I don’t know. I think about that a lot. It was always a scary thought. I never know if I ever had such a passion for anything else, or a proclivity or talent for anything else. I was always practicing, and never pushed myself in another direction, so I don’t really know. I like psychology a lot, and history, and so I like to read books on historical happenings and events. Certainly not math or science!
How do you stay sane while traveling?
I don’t know if I do! It can be frustrating! I’m getting better at it. When things happen, like a cancelled flight, it doesn’t bother me as much as it used to. It used to take a lot out of me if we missed a rehearsal or barely made the concert. Sometimes it’s just out of your control, and I’ve gotten better at just letting it go. The worst experience was travelling with our first child, and we brought too much stuff, and I remember going through the airport with a cello and 200 lbs of stuff—Masumi would take pictures of me. [laughs] We’ve gotten much better at determining what we need, and sometimes we’ll pay a bit more money for ease and comfort. We try to make traveling as easy and painless as possible.
Any recommendations for finding good food on the road?
It’s getting so much easier—all these web sites like Yelp, and the “Best of” lists. But you can’t always trust them. The best way is just asking the presenter and people who live in town. Sibbi is keeping a list—that’s the way to do it. We’ll find great barbeque in the South, great sushi places by the ocean…I wish I kept track. I think I’ll start doing that to remember the places we enjoyed. Other musicians blog about it—that’s another way to do it.
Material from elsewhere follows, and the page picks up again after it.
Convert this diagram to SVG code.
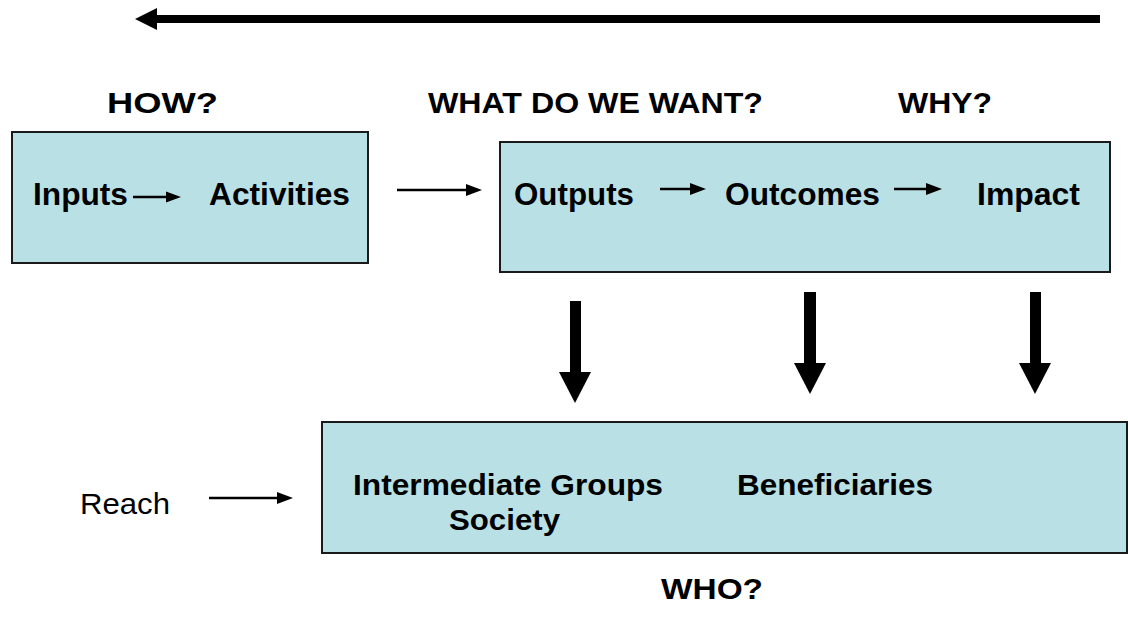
<svg xmlns="http://www.w3.org/2000/svg" width="1128" height="631" viewBox="0 0 1128 631">
  <style>
    .box { fill: #b9e0e4; stroke: #1a1a1a; stroke-width: 2; }
    .lbl { font-family: "Liberation Sans", Arial, sans-serif; font-weight: bold; font-size: 30px; fill: #000; }
    .big { font-size: 31px; }
    .plain { font-family: "Liberation Sans", Arial, sans-serif; font-size: 29px; fill: #000; }
    .thin { stroke: #000; stroke-width: 2.5; fill: none; }
    .head { fill: #000; }
  </style>

  <!-- direction of reasoning: right to left -->
  <g id="direction-arrow">
    <rect x="155" y="15" width="945" height="8" fill="#000"/>
    <polygon points="135,19 157,8 157,30" fill="#000"/>
  </g>

  <!-- question headings -->
  <g id="headings">
    <text class="lbl" x="107" y="113" textLength="111" lengthAdjust="spacingAndGlyphs">HOW?</text>
    <text class="lbl" x="428" y="113" textLength="335" lengthAdjust="spacingAndGlyphs">WHAT DO WE WANT?</text>
    <text class="lbl" x="898" y="113" textLength="94" lengthAdjust="spacingAndGlyphs">WHY?</text>
    <text class="lbl" x="661" y="599" textLength="102" lengthAdjust="spacingAndGlyphs">WHO?</text>
  </g>

  <!-- how: inputs and activities -->
  <g id="node-how">
    <rect class="box" x="12" y="132" width="356" height="131"/>
    <text class="lbl big" x="33" y="205" textLength="95" lengthAdjust="spacingAndGlyphs">Inputs</text>
    <text class="lbl big" x="209" y="205" textLength="141" lengthAdjust="spacingAndGlyphs">Activities</text>
  </g>

  <!-- what / why: outputs, outcomes, impact -->
  <g id="node-what">
    <rect class="box" x="500" y="142" width="610" height="130"/>
    <text class="lbl big" x="514" y="205" textLength="120" lengthAdjust="spacingAndGlyphs">Outputs</text>
    <text class="lbl big" x="725" y="205" textLength="155" lengthAdjust="spacingAndGlyphs">Outcomes</text>
    <text class="lbl big" x="977" y="205" textLength="103" lengthAdjust="spacingAndGlyphs">Impact</text>
  </g>

  <!-- who: groups reached -->
  <g id="node-who">
    <rect class="box" x="322" y="422" width="805" height="131"/>
    <text class="lbl" x="353" y="495" textLength="310" lengthAdjust="spacingAndGlyphs">Intermediate Groups</text>
    <text class="lbl" x="449" y="530" textLength="111" lengthAdjust="spacingAndGlyphs">Society</text>
    <text class="lbl" x="737" y="495" textLength="196" lengthAdjust="spacingAndGlyphs">Beneficiaries</text>
  </g>

  <g id="label-reach">
    <text class="plain" x="80" y="514" textLength="90" lengthAdjust="spacingAndGlyphs">Reach</text>
  </g>

  <!-- connectors -->
  <g id="connectors">
    <!-- inputs to activities -->
    <line class="thin" x1="133" y1="197" x2="168" y2="197"/>
    <polygon class="head" points="181,197 166,191.5 166,202.5"/>
    <!-- activities to outputs -->
    <line class="thin" x1="397" y1="190" x2="468" y2="190"/>
    <polygon class="head" points="482,190 466,184 466,196"/>
    <!-- outputs to outcomes -->
    <line class="thin" x1="660" y1="189" x2="692" y2="189"/>
    <polygon class="head" points="706,189 690,183 690,195"/>
    <!-- outcomes to impact -->
    <line class="thin" x1="894" y1="189" x2="928" y2="189"/>
    <polygon class="head" points="942,189 926,183 926,195"/>
    <!-- reach into groups -->
    <line class="thin" x1="209" y1="498" x2="279" y2="498"/>
    <polygon class="head" points="293,498 277,492 277,504"/>

    <!-- heavy down arrows -->
    <rect x="570" y="301" width="11" height="72" fill="#000"/>
    <polygon points="559,372 591,372 575,403" fill="#000"/>
    <rect x="804" y="292" width="12" height="72" fill="#000"/>
    <polygon points="794,363 826,363 810,394" fill="#000"/>
    <rect x="1030" y="292" width="11" height="72" fill="#000"/>
    <polygon points="1019,363 1051,363 1035,394" fill="#000"/>
  </g>
</svg>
Right now, we’re in Napa [August 2013]. Here, you really can’t go wrong. We’ve experienced unbelievable restaurants and great chefs, and there are always new places to find.
Who do you most admire?
A lot of musicians have been mentors—certainly my teachers. Paul Katz was a big influence, he played in the Cleveland Quartet. Menahem Pressler is amazing for his energy and dedication to music. I’m always impressed by great athletes, too. I’m impressed by a lot of people.
What is the best advice you have ever received?
Someone once told me, if you’re going to have a career in music, if you’re not having fun, why do it? Make the best of it, enjoy every moment. When things get hard, remember how lucky you are to do something like that—all the experiences you get with the traveling and the repertoire. That was really great advice.